Suppliers Satisfied with Less at High Point

Carole Sloan, April 21, 2008

Despite pre-market concerns about attendance and business prospects, many home textiles suppliers were pleasantly surprised with their results at the High Point Market here earlier this month.

The key to the positive results, several explained, was that despite the dour macro-economic influences and the sluggish state of the home furnishings business in general, those retailers that made the investment in time and money to come to market did so fully intending to buy. The overall result was that while attendance was noticeably down, the retailers attending were buying.
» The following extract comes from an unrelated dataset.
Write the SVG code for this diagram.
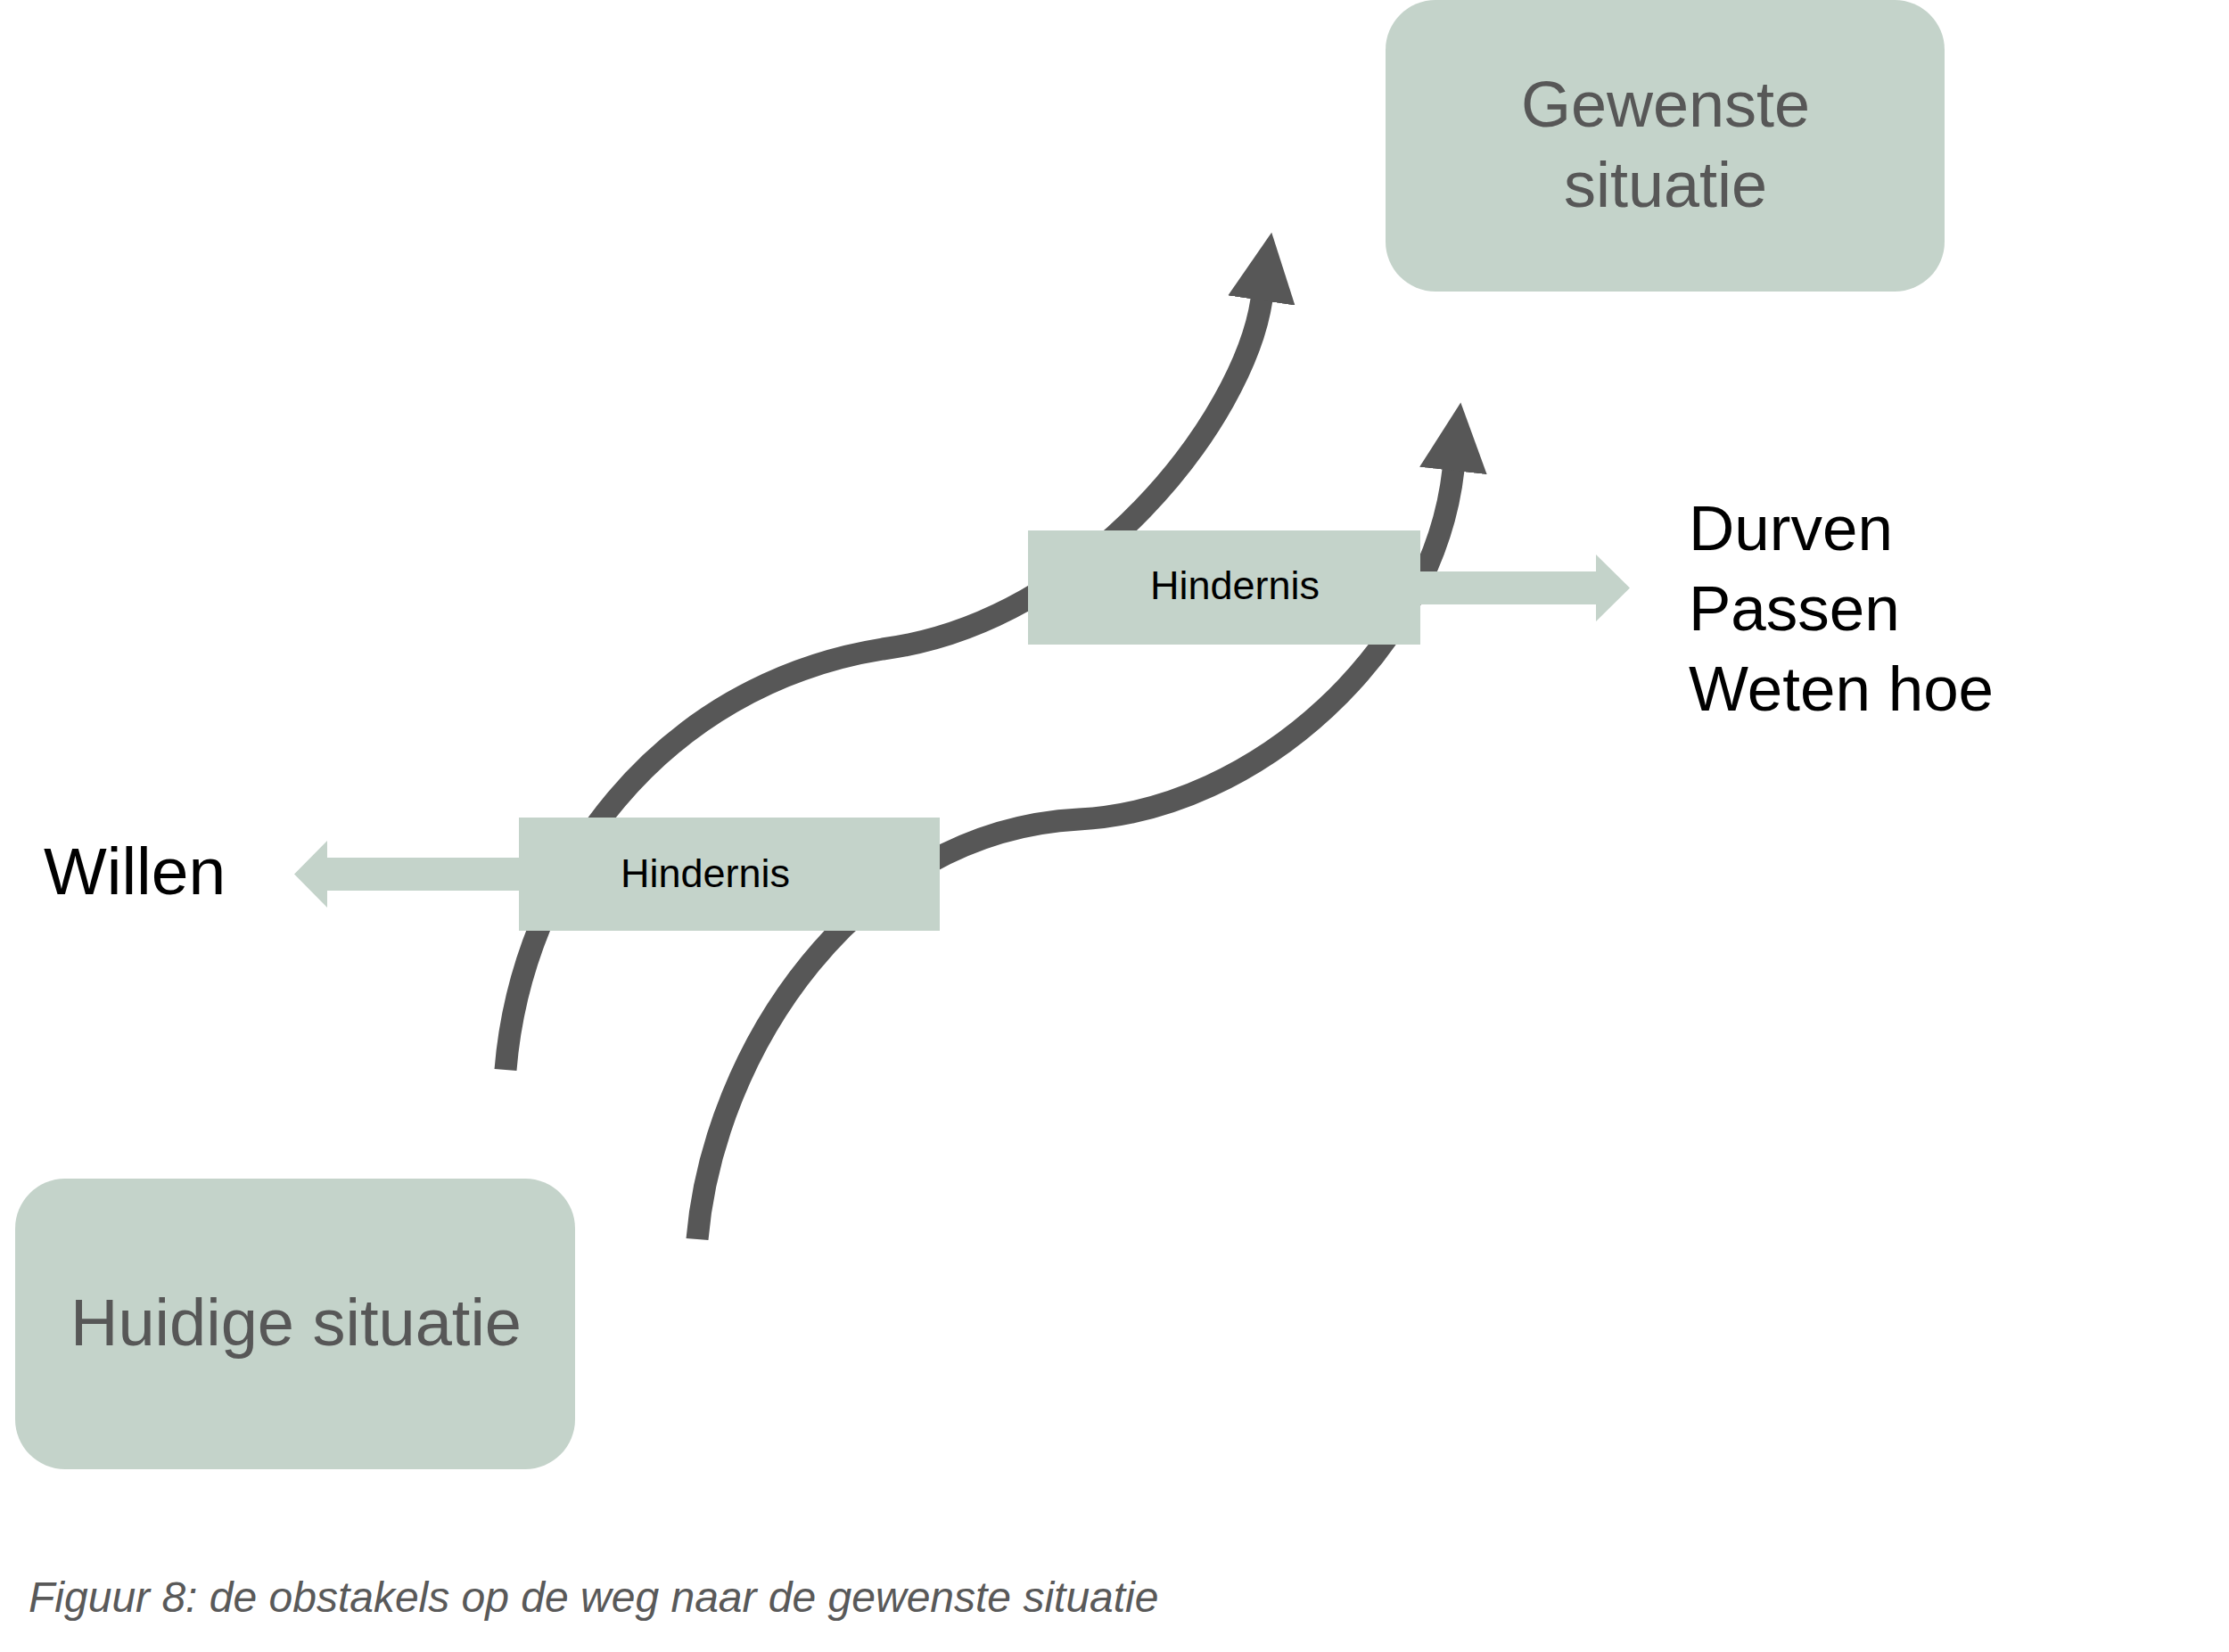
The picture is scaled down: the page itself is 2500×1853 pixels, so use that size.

"It's not like any other show I go to; you never know what's going to happen," remarked Pamela Kline, head of Traditions by Pamela Kline. "Those who came were there on a mission — to buy; but a lot of people did not come." Kline pointed to the new Charlotte Moss collection and a group with jockeys and horses as the motif — a new consumer favorite — among market winners.

For Ann Gish, head of her namesake company, "There were a lot of good design firms here buying. There were a lot of the very high-end buying and furniture stores buying more moderate price points, as well as our regular customers."

Overall, Gish said, "I had a good market; I'm very pleased. I went in with apprehension with the economic news so bad."

While the smaller dealers didn't come, "the majors seemed to like what we were doing in price points and designs," said Mike Kehnast, national sales manager for Hallmart Collectibles. "We had a very, very good market although traffic clearly was down."

"It was OK. We lowered our expectations to the point that we are pleased with the results," is the way Richard Downing, president of Southern Textiles assessed the market. "We got the Paula Lanier Collection off well. We placed some orders, but it wasn't as aggressive a market as we're accustomed to."

Noting that orders "were smaller than normal," John Rose, president of Textillery, added, "Our regular customers maintained their commitment. Everyone's working harder; there were shorter stays and smaller groups. But overall we were happy, we're up significantly from last year … but that market wasn't great."